- [Problem details]:
Within the records that follow, find every line containing the string "Emit". Copy those lines.

- [Information supplied]:
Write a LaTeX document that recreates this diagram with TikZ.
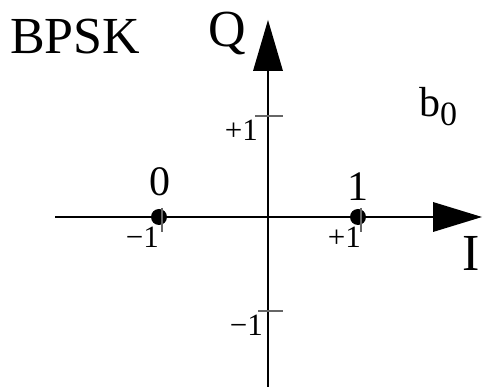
\documentclass[tikz,border=0pt]{standalone}
\usepackage{fontspec}
\setmainfont{Liberation Serif}
\begin{document}
\begin{tikzpicture}[x=1pt,y=-1pt,
  axis/.style={line width=2.2pt,black},
  head/.style={fill=black,draw=none},
  tickmark/.style={line width=1.8pt,black!60},
  dot/.style={circle,fill=black,inner sep=0pt,minimum size=16pt},
  big/.style={inner sep=0pt,font=\fontsize{52}{58}\selectfont},
  mid/.style={inner sep=0pt,font=\fontsize{42}{48}\selectfont},
  small/.style={inner sep=0pt,font=\fontsize{31}{35}\selectfont}]
\useasboundingbox (0,0) rectangle (483,387);
% axes
\coordinate (qbot) at (268,387);
\coordinate (qbase) at (268,71);
\coordinate (qtip) at (268,20);
\coordinate (ileft) at (55,217);
\coordinate (ibase) at (433,217);
\coordinate (itip) at (482,217);
\draw[axis] (qbot) -- (qbase);
\draw[axis] (ileft) -- (ibase);
\fill[head] (qtip) -- ([xshift=-15pt]qbase) -- ([xshift=15pt]qbase) -- cycle;
\fill[head] (itip) -- ([yshift=-15pt]ibase) -- ([yshift=15pt]ibase) -- cycle;
% points
\node[dot] (p0) at (159,217) {};
\node[dot] (p1) at (358,217) {};
% ticks
\coordinate (tq1a) at (255,116); \coordinate (tq1b) at (283,116);
\coordinate (tq2a) at (258,311); \coordinate (tq2b) at (283,311);
\coordinate (ti1a) at (162,208); \coordinate (ti1b) at (162,232);
\coordinate (ti2a) at (361,208); \coordinate (ti2b) at (361,232);
\draw[tickmark] (tq1a) -- (tq1b);
\draw[tickmark] (tq2a) -- (tq2b);
\draw[tickmark] (ti1a) -- (ti1b);
\draw[tickmark] (ti2a) -- (ti2b);
% labels
\node[big,anchor=base west] (title) at (10,54) {BPSK};
\node[big,anchor=base west] (Q) at (208,47) {Q};
\node[big,anchor=base] (I) at (471,271) {I};
\node[mid,anchor=base west] (b0) at (419,117) {b\raisebox{-9pt}{\fontsize{34}{38}\selectfont 0}};
\node[mid,anchor=base] (l0) at (160,196) {0};
\node[mid,anchor=base] (l1) at (358,201) {1};
\node[small,anchor=base east] (m1i) at (159,248) {−1};
\node[small,anchor=base east] (p1i) at (361,248) {+1};
\node[small,anchor=base east] (p1q) at (258,141) {+1};
\node[small,anchor=base east] (m1q) at (263,336) {−1};
\end{tikzpicture}
\end{document}
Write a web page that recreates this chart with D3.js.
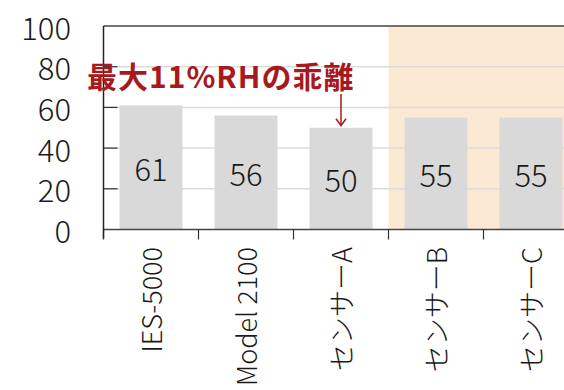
<!DOCTYPE html>
<html><head><meta charset="utf-8">
<script src="https://cdn.jsdelivr.net/npm/d3@7"></script>
<style>
html,body{margin:0;padding:0;background:#fff;}
svg{display:block;}
text{font-family:"Noto Sans CJK JP","Noto Sans",sans-serif;}
</style></head>
<body>
<svg id="chart" width="564" height="390"></svg>
<script>
const categories = ["IES-5000","Model 2100","センサーA","センサーB","センサーC"];
const values = [61,56,50,55,55];
const valueLabels = ["61","56","50","55","55"];
const yTicks = [0,20,40,60,80,100];
const highlighted = ["センサーB","センサーC"];
const annotationText = "最大11%RHの乖離";
const annotationTarget = "センサーA";

const svg = d3.select("#chart");
const plotLeft = 103.5, plotTop = 26, plotBottom = 229.5, bandStep = 95;
const y = d3.scaleLinear().domain([0,100]).range([plotBottom, plotTop]);
const p = 63/95;
const x = d3.scaleBand().domain(categories)
  .range([plotLeft, plotLeft + bandStep*categories.length])
  .paddingInner(1-p).paddingOuter((1-p)/2);
const pad = (x.step()-x.bandwidth())/2;
const bandStart = c => x(c) - pad;

// highlight
const hStart = bandStart(highlighted[0]);
svg.append("rect").attr("x", hStart).attr("y", y(100))
  .attr("width", x.range()[1]-hStart).attr("height", y(0)-y(100))
  .attr("fill", "#fce9d3");

// gridlines
svg.append("g").selectAll("line").data(yTicks.filter(t=>t>0 && t<100)).join("line")
  .attr("x1", plotLeft).attr("x2", 600)
  .attr("y1", d=>y(d)).attr("y2", d=>y(d))
  .attr("stroke", "#dcdcdc").attr("stroke-width", 1.5);

// bars
svg.append("g").selectAll("rect").data(categories).join("rect")
  .attr("x", c=>x(c)).attr("width", x.bandwidth())
  .attr("y", (c,i)=>y(values[i])).attr("height", (c,i)=>y(0)-y(values[i]))
  .attr("fill", "#d9d9d9");

// value labels
svg.append("g").selectAll("text").data(categories).join("text")
  .attr("x", c=>x(c)+x.bandwidth()/2)
  .attr("y", (c,i)=>(y(values[i])+y(0))/2)
  .attr("text-anchor","middle").attr("dominant-baseline","central")
  .attr("font-size", 31).attr("font-weight", 300).attr("fill","#1a1a1a")
  .text((c,i)=>valueLabels[i]);

// y ticks inward
svg.append("g").selectAll("line").data(yTicks.filter(t=>t>0 && t<100)).join("line")
  .attr("x1", plotLeft).attr("x2", plotLeft+14)
  .attr("y1", d=>y(d)).attr("y2", d=>y(d))
  .attr("stroke", "#333").attr("stroke-width", 1.2);

// top border
svg.append("line").attr("x1", plotLeft).attr("x2", 600).attr("y1", y(100)).attr("y2", y(100))
  .attr("stroke", "#444").attr("stroke-width", 1.5);
// bottom axis
svg.append("line").attr("x1", plotLeft).attr("x2", 600).attr("y1", y(0)).attr("y2", y(0))
  .attr("stroke", "#444").attr("stroke-width", 1.5);
// x ticks at band boundaries
svg.append("g").selectAll("line").data(categories).join("line")
  .attr("x1", c=>bandStart(c)).attr("x2", c=>bandStart(c))
  .attr("y1", y(0)).attr("y2", y(0)+10)
  .attr("stroke", "#333").attr("stroke-width", 1.2);
// left axis
svg.append("line").attr("x1", plotLeft).attr("x2", plotLeft).attr("y1", y(100)).attr("y2", y(0)+9)
  .attr("stroke", "#222").attr("stroke-width", 1.5);

// y tick labels
svg.append("g").selectAll("text").data(yTicks).join("text")
  .attr("x", 71).attr("y", d=>y(d))
  .attr("text-anchor","end").attr("dominant-baseline","central")
  .attr("font-size", 31).attr("font-weight", 300).attr("fill","#1a1a1a")
  .text(d=>d);

// x labels
svg.append("g").selectAll("text").data(categories).join("text")
  .attr("transform", c=>`translate(${x(c)+x.bandwidth()/2-1},247) rotate(-90)`)
  .attr("text-anchor","end").attr("dominant-baseline","central")
  .attr("font-size", 27).attr("font-weight", 300).attr("fill","#1a1a1a")
  .text(c=>c);

// annotation
svg.append("text").attr("x", 87).attr("y", 88)
  .attr("font-size", 30).attr("font-weight","bold").attr("letter-spacing", 1)
  .attr("fill","#a8191e")
  .text(annotationText);
const ax = x(annotationTarget)+x.bandwidth()/2;
const ay = y(values[categories.indexOf(annotationTarget)]);
svg.append("line").attr("x1", ax).attr("x2", ax).attr("y1", 94).attr("y2", ay-3)
  .attr("stroke","#a8191e").attr("stroke-width",1.5);
svg.append("path")
  .attr("d", `M${ax-5},${ay-9} L${ax},${ay-2} L${ax+5},${ay-9}`)
  .attr("fill","none").attr("stroke","#a8191e").attr("stroke-width",1.5);
</script>
</body></html>
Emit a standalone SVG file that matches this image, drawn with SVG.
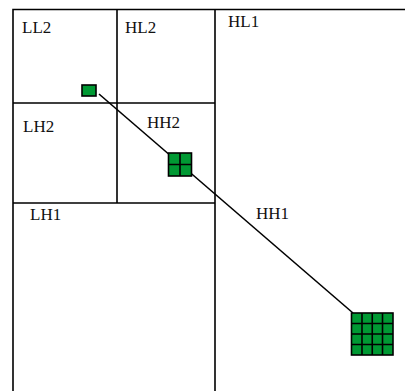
<svg xmlns="http://www.w3.org/2000/svg" width="405" height="391" viewBox="0 0 405 391">
<style>
.b{fill:none;stroke:#000;stroke-width:1.6}
.g{fill:#009933;stroke:#000;stroke-width:1.6}
.gl{stroke:#000;stroke-width:1.6}
.t{font-family:"Liberation Serif",serif;font-size:17px;fill:#111}
</style>
<rect width="405" height="391" fill="#fff"/>
<g id="grid">
<path class="b" d="M13,391 V9.5 H405 M215,9.5 V391 M117,9.5 V203 M13,103 H215 M13,203 H215"/>
</g>
<g id="connectors">
<line class="gl" x1="99" y1="94" x2="353" y2="313"/>
</g>
<g id="LL2"><text class="t" x="22" y="33">LL2</text></g>
<g id="HL2"><text class="t" x="125" y="33">HL2</text></g>
<g id="LH2"><text class="t" x="23" y="132">LH2</text></g>
<g id="HH2"><text class="t" x="147" y="128">HH2</text></g>
<g id="HL1"><text class="t" x="228" y="27">HL1</text></g>
<g id="LH1"><text class="t" x="30" y="220">LH1</text></g>
<g id="HH1"><text class="t" x="256" y="219">HH1</text></g>
<g id="box1"><rect class="g" x="82" y="85" width="14" height="11"/></g>
<g id="box2">
<rect class="g" x="168.5" y="153" width="23" height="23"/>
<path class="gl" d="M180,153 V176 M168.5,164.5 H191.5"/>
</g>
<g id="box3">
<rect class="g" x="351.5" y="313" width="41.5" height="42"/>
<path class="gl" d="M362,313 V355 M372.25,313 V355 M382.5,313 V355 M351.5,323.5 H393 M351.5,334 H393 M351.5,344.5 H393"/>
</g>
</svg>
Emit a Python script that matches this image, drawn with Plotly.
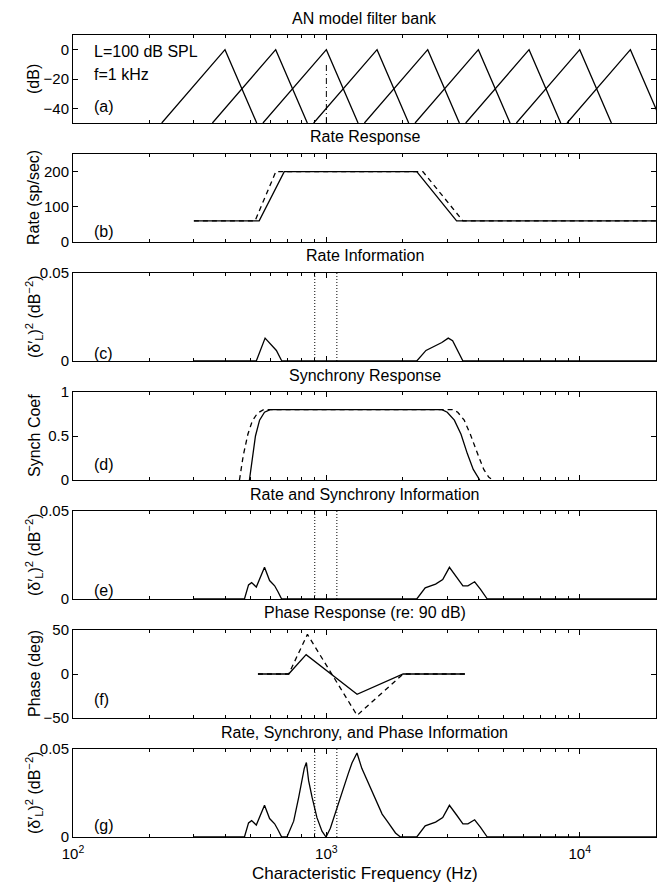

- [Solution for this problem]:
Emit a standalone SVG file that matches this image, drawn with SVG.
Emit a Python script that matches this image, drawn with Plotly.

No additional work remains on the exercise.